What is expected
In the material below, please retype the lines from the very first through the one with "0.82, 0.70, 0.73, null, null, null, 0.74, 0.92, null, 0.00];", exactly and without pictures.
————————
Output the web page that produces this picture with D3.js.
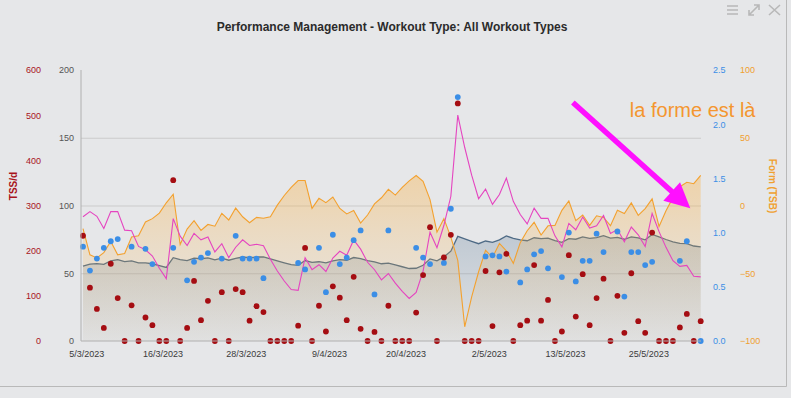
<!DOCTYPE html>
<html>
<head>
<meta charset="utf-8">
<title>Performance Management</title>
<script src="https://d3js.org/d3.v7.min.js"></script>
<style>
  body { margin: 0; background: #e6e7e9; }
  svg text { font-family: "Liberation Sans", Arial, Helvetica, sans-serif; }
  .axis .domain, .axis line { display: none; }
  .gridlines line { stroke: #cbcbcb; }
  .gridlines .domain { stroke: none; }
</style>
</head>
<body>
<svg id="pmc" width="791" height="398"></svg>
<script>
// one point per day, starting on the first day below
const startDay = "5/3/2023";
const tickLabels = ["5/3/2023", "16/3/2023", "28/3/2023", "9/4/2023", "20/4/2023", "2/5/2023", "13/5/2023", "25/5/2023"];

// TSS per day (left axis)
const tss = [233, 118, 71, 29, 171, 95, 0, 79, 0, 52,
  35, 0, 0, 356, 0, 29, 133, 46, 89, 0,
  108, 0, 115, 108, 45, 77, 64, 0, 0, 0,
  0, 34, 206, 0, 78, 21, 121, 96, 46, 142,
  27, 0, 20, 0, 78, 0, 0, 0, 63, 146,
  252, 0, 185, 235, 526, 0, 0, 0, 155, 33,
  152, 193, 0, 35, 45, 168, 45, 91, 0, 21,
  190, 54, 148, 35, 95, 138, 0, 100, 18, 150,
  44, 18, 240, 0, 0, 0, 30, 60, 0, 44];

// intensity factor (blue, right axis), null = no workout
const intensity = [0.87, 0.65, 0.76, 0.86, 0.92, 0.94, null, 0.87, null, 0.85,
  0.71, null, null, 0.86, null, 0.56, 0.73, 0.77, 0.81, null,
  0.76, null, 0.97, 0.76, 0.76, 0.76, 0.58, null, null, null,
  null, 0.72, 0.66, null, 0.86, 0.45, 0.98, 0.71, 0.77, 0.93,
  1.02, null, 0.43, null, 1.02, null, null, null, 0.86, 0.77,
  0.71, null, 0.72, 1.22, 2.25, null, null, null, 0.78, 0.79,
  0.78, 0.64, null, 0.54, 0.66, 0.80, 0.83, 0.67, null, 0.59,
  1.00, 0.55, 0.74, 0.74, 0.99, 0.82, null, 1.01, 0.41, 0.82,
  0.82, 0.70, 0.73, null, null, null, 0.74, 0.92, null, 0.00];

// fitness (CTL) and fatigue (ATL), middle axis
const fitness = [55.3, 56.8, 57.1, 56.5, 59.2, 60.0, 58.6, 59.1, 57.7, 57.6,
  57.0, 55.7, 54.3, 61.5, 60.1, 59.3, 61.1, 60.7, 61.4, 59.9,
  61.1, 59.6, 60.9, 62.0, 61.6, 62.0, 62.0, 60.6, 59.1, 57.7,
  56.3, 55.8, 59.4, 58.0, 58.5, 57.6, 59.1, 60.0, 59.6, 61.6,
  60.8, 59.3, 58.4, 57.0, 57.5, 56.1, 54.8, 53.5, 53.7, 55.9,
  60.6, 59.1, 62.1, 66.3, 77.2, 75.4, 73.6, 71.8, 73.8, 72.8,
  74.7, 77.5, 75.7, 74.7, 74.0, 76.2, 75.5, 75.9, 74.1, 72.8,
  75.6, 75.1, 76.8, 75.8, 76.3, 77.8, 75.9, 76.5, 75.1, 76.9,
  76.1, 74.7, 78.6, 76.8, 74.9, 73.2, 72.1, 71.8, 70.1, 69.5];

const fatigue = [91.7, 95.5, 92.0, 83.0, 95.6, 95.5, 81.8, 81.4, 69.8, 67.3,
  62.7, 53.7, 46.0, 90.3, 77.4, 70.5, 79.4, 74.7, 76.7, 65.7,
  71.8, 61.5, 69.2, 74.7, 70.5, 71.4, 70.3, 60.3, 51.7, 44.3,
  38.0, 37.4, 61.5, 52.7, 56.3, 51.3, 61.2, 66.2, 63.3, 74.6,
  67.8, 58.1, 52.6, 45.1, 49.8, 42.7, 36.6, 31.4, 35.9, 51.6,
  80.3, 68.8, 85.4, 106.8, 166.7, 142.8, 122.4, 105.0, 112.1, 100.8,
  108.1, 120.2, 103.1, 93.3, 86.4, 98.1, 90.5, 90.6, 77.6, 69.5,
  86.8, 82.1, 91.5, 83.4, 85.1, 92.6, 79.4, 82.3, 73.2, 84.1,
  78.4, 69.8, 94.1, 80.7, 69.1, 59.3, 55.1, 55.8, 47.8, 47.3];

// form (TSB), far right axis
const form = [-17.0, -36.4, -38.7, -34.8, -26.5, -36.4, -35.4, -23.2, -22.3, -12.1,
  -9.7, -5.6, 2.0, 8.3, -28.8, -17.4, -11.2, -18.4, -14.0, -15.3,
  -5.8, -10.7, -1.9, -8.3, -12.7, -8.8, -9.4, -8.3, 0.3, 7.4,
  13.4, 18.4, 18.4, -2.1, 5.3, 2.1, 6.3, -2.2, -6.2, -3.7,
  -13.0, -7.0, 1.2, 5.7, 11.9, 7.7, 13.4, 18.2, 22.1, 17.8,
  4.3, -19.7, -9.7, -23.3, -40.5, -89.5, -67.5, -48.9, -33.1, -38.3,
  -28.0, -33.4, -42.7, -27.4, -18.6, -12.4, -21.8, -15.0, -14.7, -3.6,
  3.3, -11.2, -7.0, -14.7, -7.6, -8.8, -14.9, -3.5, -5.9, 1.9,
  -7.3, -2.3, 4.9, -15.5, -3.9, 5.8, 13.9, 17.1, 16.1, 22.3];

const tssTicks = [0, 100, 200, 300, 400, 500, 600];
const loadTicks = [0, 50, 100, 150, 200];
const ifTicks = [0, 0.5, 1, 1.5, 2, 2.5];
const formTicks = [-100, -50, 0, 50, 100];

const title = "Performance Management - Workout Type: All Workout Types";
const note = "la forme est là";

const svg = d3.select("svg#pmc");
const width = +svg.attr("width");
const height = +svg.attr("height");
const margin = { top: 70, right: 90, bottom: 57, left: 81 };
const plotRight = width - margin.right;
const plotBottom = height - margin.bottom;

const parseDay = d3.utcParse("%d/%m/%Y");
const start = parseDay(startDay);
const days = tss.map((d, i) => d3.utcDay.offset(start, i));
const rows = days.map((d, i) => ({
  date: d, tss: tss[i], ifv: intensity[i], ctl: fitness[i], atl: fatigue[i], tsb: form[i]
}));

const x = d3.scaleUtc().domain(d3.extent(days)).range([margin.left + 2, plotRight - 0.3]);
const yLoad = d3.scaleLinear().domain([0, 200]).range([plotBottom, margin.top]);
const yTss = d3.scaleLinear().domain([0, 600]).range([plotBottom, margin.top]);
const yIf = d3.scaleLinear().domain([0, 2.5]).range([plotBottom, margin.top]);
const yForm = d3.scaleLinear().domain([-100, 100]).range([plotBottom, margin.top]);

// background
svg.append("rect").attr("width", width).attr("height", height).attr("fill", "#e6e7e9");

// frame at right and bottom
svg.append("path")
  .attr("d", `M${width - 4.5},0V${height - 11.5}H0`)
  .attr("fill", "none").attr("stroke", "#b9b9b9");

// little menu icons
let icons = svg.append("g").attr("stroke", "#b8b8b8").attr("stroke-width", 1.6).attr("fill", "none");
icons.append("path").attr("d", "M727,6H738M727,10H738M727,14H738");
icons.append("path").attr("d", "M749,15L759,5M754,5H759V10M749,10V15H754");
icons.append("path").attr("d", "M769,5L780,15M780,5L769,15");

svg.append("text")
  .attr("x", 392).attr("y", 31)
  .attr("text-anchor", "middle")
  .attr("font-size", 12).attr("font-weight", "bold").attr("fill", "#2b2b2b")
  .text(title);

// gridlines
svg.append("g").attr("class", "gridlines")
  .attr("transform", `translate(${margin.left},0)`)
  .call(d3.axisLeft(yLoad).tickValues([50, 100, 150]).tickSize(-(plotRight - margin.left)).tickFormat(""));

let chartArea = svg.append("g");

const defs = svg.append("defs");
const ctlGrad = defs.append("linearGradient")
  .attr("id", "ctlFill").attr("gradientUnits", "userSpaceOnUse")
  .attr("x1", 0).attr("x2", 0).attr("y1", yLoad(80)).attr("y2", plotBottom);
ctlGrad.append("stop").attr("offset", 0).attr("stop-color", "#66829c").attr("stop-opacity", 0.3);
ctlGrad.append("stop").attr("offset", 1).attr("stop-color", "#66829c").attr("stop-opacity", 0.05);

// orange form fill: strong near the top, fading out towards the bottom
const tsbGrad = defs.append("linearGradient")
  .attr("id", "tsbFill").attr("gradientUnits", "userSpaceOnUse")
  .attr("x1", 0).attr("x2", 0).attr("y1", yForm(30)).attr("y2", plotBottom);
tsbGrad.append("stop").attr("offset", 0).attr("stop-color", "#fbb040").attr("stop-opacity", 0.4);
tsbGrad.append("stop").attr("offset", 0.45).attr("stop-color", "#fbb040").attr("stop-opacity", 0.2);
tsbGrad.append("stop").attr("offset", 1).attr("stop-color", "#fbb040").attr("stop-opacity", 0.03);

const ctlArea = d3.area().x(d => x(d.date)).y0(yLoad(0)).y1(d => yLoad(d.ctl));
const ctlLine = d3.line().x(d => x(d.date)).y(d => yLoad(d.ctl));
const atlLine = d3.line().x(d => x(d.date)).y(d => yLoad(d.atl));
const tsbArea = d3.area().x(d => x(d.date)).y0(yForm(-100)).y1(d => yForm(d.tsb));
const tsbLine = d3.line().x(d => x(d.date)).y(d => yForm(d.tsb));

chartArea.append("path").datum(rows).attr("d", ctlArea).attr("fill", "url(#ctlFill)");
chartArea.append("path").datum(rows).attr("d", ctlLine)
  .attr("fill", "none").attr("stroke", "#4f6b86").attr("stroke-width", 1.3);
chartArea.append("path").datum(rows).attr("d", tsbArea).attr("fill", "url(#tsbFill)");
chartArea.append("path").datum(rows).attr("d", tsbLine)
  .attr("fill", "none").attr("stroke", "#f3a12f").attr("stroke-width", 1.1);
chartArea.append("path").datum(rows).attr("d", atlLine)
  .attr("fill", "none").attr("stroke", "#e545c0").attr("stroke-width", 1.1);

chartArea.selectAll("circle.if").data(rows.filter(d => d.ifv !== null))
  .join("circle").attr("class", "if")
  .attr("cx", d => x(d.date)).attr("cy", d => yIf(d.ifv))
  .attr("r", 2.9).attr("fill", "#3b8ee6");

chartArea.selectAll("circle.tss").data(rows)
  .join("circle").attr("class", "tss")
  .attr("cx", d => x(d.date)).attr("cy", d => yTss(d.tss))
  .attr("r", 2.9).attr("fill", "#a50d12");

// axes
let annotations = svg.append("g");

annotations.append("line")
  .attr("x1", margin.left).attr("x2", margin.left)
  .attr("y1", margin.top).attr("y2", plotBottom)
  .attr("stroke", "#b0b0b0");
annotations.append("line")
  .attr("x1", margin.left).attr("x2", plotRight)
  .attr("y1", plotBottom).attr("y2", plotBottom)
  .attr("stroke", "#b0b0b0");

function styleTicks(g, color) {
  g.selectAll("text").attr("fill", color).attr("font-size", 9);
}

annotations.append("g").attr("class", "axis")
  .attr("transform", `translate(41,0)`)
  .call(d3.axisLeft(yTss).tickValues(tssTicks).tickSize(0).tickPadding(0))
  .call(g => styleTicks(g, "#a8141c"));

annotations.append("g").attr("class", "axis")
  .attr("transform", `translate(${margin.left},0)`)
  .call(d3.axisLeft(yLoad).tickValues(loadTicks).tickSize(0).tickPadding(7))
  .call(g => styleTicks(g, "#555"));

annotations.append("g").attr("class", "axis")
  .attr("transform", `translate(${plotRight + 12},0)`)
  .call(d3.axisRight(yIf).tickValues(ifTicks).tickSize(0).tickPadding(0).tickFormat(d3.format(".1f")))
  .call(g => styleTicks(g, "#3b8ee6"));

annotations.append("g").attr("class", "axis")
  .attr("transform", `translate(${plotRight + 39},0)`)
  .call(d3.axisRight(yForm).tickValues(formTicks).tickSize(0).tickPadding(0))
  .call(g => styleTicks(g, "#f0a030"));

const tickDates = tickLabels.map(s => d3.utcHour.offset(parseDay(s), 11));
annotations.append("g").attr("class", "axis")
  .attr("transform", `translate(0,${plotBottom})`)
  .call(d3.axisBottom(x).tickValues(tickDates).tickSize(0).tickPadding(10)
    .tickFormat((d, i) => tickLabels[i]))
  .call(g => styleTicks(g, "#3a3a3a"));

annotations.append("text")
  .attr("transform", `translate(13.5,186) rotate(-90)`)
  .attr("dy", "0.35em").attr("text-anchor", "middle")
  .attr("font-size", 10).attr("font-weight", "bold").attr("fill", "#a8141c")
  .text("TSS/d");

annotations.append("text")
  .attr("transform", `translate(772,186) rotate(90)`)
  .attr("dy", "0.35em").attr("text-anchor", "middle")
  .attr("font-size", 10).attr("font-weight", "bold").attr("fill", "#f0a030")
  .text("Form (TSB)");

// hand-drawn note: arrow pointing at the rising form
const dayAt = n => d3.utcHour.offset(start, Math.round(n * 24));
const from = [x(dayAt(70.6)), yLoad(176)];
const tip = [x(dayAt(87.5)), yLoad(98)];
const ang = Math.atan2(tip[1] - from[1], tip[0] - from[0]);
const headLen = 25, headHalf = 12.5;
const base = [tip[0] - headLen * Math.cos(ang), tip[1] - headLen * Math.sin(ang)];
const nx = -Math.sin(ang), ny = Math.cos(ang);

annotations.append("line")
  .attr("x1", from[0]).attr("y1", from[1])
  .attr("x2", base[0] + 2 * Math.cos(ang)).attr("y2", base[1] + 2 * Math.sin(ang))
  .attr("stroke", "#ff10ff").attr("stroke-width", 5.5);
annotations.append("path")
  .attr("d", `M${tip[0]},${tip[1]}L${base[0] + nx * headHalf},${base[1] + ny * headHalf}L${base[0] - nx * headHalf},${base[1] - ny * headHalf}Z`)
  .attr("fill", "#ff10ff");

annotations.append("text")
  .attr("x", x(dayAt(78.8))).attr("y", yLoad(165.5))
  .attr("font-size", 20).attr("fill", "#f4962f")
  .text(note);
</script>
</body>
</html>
————————
Answer for this exercise
Output the web page that produces this picture with D3.js.
<!DOCTYPE html>
<html>
<head>
<meta charset="utf-8">
<title>Performance Management</title>
<script src="https://d3js.org/d3.v7.min.js"></script>
<style>
  body { margin: 0; background: #e6e7e9; }
  svg text { font-family: "Liberation Sans", Arial, Helvetica, sans-serif; }
  .axis .domain, .axis line { display: none; }
  .gridlines line { stroke: #cbcbcb; }
  .gridlines .domain { stroke: none; }
</style>
</head>
<body>
<svg id="pmc" width="791" height="398"></svg>
<script>
// one point per day, starting on the first day below
const startDay = "5/3/2023";
const tickLabels = ["5/3/2023", "16/3/2023", "28/3/2023", "9/4/2023", "20/4/2023", "2/5/2023", "13/5/2023", "25/5/2023"];

// TSS per day (left axis)
const tss = [233, 118, 71, 29, 171, 95, 0, 79, 0, 52,
  35, 0, 0, 356, 0, 29, 133, 46, 89, 0,
  108, 0, 115, 108, 45, 77, 64, 0, 0, 0,
  0, 34, 206, 0, 78, 21, 121, 96, 46, 142,
  27, 0, 20, 0, 78, 0, 0, 0, 63, 146,
  252, 0, 185, 235, 526, 0, 0, 0, 155, 33,
  152, 193, 0, 35, 45, 168, 45, 91, 0, 21,
  190, 54, 148, 35, 95, 138, 0, 100, 18, 150,
  44, 18, 240, 0, 0, 0, 30, 60, 0, 44];

// intensity factor (blue, right axis), null = no workout
const intensity = [0.87, 0.65, 0.76, 0.86, 0.92, 0.94, null, 0.87, null, 0.85,
  0.71, null, null, 0.86, null, 0.56, 0.73, 0.77, 0.81, null,
  0.76, null, 0.97, 0.76, 0.76, 0.76, 0.58, null, null, null,
  null, 0.72, 0.66, null, 0.86, 0.45, 0.98, 0.71, 0.77, 0.93,
  1.02, null, 0.43, null, 1.02, null, null, null, 0.86, 0.77,
  0.71, null, 0.72, 1.22, 2.25, null, null, null, 0.78, 0.79,
  0.78, 0.64, null, 0.54, 0.66, 0.80, 0.83, 0.67, null, 0.59,
  1.00, 0.55, 0.74, 0.74, 0.99, 0.82, null, 1.01, 0.41, 0.82,
  0.82, 0.70, 0.73, null, null, null, 0.74, 0.92, null, 0.00];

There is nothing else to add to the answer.